**To do:**
The data below should be restated word for word, with every picture omitted.

++++++++++

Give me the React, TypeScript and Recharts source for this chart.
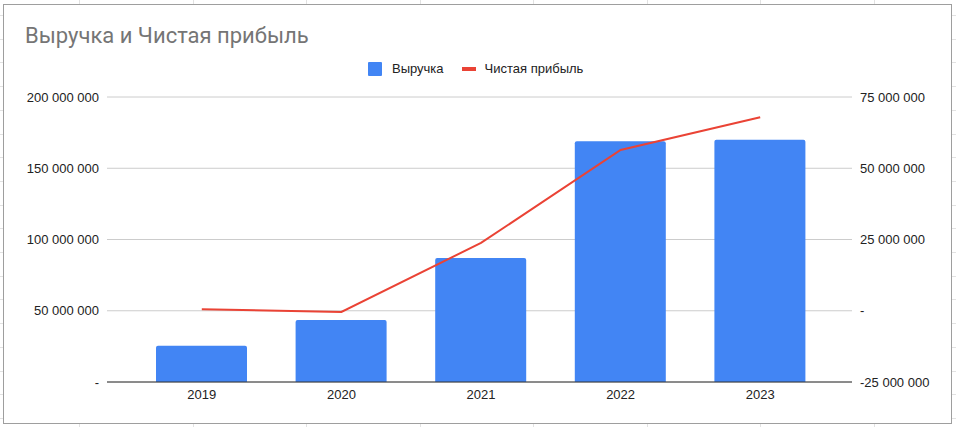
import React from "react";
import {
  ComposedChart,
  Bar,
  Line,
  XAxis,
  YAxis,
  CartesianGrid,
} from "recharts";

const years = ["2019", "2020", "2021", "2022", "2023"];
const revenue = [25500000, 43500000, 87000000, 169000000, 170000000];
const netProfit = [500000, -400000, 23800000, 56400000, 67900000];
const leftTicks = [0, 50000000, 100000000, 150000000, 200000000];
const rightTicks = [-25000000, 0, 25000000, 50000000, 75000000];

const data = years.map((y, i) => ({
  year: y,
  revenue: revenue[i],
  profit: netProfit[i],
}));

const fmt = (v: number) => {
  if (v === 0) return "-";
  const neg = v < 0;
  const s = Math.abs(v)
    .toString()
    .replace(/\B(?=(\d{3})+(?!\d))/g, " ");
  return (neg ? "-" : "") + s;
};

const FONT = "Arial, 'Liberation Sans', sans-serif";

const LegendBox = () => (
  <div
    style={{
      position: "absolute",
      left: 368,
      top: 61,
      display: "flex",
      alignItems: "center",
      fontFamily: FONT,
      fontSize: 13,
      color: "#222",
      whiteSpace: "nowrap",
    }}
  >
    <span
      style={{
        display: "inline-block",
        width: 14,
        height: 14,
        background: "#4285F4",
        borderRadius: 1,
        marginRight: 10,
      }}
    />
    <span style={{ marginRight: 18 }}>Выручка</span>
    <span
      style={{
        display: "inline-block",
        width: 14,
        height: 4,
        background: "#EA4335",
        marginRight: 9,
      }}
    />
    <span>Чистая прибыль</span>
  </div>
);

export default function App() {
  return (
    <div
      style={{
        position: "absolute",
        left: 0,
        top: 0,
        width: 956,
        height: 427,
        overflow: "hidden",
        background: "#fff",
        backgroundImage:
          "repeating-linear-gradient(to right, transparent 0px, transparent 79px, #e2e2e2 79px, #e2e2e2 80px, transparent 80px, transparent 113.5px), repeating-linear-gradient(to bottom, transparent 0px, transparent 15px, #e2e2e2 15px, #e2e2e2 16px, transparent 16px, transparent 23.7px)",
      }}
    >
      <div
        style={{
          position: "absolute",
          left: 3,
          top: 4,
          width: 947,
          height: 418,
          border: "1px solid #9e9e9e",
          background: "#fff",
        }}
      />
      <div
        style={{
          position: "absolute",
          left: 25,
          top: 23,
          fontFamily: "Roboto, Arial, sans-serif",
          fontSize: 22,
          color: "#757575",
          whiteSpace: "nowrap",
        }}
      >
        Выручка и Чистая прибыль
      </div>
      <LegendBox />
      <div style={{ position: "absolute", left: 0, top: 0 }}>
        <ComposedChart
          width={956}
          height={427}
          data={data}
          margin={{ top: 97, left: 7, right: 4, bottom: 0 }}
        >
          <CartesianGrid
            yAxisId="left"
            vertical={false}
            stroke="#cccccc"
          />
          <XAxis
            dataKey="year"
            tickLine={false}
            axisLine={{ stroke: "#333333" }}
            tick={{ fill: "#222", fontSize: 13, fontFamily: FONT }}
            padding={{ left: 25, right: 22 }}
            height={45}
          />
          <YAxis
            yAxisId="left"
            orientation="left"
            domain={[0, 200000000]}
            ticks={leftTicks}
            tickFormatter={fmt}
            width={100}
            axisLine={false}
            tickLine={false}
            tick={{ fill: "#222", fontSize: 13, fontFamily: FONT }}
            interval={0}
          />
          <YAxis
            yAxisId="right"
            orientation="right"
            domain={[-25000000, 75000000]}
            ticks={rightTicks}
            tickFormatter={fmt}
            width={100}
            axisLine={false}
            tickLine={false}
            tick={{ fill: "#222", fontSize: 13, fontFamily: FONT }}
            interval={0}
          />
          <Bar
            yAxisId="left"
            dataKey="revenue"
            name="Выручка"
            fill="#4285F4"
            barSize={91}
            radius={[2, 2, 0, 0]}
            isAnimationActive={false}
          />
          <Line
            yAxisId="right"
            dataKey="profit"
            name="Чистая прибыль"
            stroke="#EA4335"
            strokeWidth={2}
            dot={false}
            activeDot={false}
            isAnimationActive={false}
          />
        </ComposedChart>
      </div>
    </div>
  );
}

++++++++++

**Solution to this problem:**
Give me the React, TypeScript and Recharts source for this chart.
import React from "react";
import {
  ComposedChart,
  Bar,
  Line,
  XAxis,
  YAxis,
  CartesianGrid,
} from "recharts";

const years = ["2019", "2020", "2021", "2022", "2023"];
const revenue = [25500000, 43500000, 87000000, 169000000, 170000000];
const netProfit = [500000, -400000, 23800000, 56400000, 67900000];
const leftTicks = [0, 50000000, 100000000, 150000000, 200000000];
const rightTicks = [-25000000, 0, 25000000, 50000000, 75000000];

const data = years.map((y, i) => ({
  year: y,
  revenue: revenue[i],
  profit: netProfit[i],
}));

const fmt = (v: number) => {
  if (v === 0) return "-";
  const neg = v < 0;
  const s = Math.abs(v)
    .toString()
    .replace(/\B(?=(\d{3})+(?!\d))/g, " ");
  return (neg ? "-" : "") + s;
};

const FONT = "Arial, 'Liberation Sans', sans-serif";

const LegendBox = () => (
  <div
    style={{
      position: "absolute",
      left: 368,
      top: 61,
      display: "flex",
      alignItems: "center",
      fontFamily: FONT,
      fontSize: 13,
      color: "#222",
      whiteSpace: "nowrap",
    }}
  >
    <span
      style={{
        display: "inline-block",
        width: 14,
        height: 14,
        background: "#4285F4",
        borderRadius: 1,
        marginRight: 10,
      }}
    />
    <span style={{ marginRight: 18 }}>Выручка</span>
    <span
      style={{
        display: "inline-block",
        width: 14,
        height: 4,
        background: "#EA4335",
        marginRight: 9,
      }}
    />
    <span>Чистая прибыль</span>
  </div>
);

export default function App() {
  return (
    <div
      style={{
        position: "absolute",
        left: 0,
        top: 0,
        width: 956,
        height: 427,
        overflow: "hidden",
        background: "#fff",
        backgroundImage:
          "repeating-linear-gradient(to right, transparent 0px, transparent 79px, #e2e2e2 79px, #e2e2e2 80px, transparent 80px, transparent 113.5px), repeating-linear-gradient(to bottom, transparent 0px, transparent 15px, #e2e2e2 15px, #e2e2e2 16px, transparent 16px, transparent 23.7px)",
      }}
    >
      <div
        style={{
          position: "absolute",
          left: 3,
          top: 4,
          width: 947,
          height: 418,
          border: "1px solid #9e9e9e",
          background: "#fff",
        }}
      />
      <div
        style={{
          position: "absolute",
          left: 25,
          top: 23,
          fontFamily: "Roboto, Arial, sans-serif",
          fontSize: 22,
          color: "#757575",
          whiteSpace: "nowrap",
        }}
      >
        Выручка и Чистая прибыль
      </div>
      <LegendBox />
      <div style={{ position: "absolute", left: 0, top: 0 }}>
        <ComposedChart
          width={956}
          height={427}
          data={data}
          margin={{ top: 97, left: 7, right: 4, bottom: 0 }}
        >
          <CartesianGrid
            yAxisId="left"
            vertical={false}
            stroke="#cccccc"
          />
          <XAxis
            dataKey="year"
            tickLine={false}
            axisLine={{ stroke: "#333333" }}
            tick={{ fill: "#222", fontSize: 13, fontFamily: FONT }}
            padding={{ left: 25, right: 22 }}
            height={45}
          />
          <YAxis
            yAxisId="left"
            orientation="left"
            domain={[0, 200000000]}
            ticks={leftTicks}
            tickFormatter={fmt}
            width={100}
            axisLine={false}
            tickLine={false}
            tick={{ fill: "#222", fontSize: 13, fontFamily: FONT }}
            interval={0}
          />
          <YAxis
            yAxisId="right"
            orientation="right"
            domain={[-25000000, 75000000]}
            ticks={rightTicks}
            tickFormatter={fmt}
            width={100}
            axisLine={false}
            tickLine={false}
            tick={{ fill: "#222", fontSize: 13, fontFamily: FONT }}
            interval={0}
          />
          <Bar
            yAxisId="left"
            dataKey="revenue"
            name="Выручка"
            fill="#4285F4"
            barSize={91}
            radius={[2, 2, 0, 0]}
            isAnimationActive={false}
          />
          <Line
            yAxisId="right"
            dataKey="profit"
            name="Чистая прибыль"
            stroke="#EA4335"
            strokeWidth={2}
            dot={false}
            activeDot={false}
            isAnimationActive={false}
          />
        </ComposedChart>
      </div>
    </div>
  );
}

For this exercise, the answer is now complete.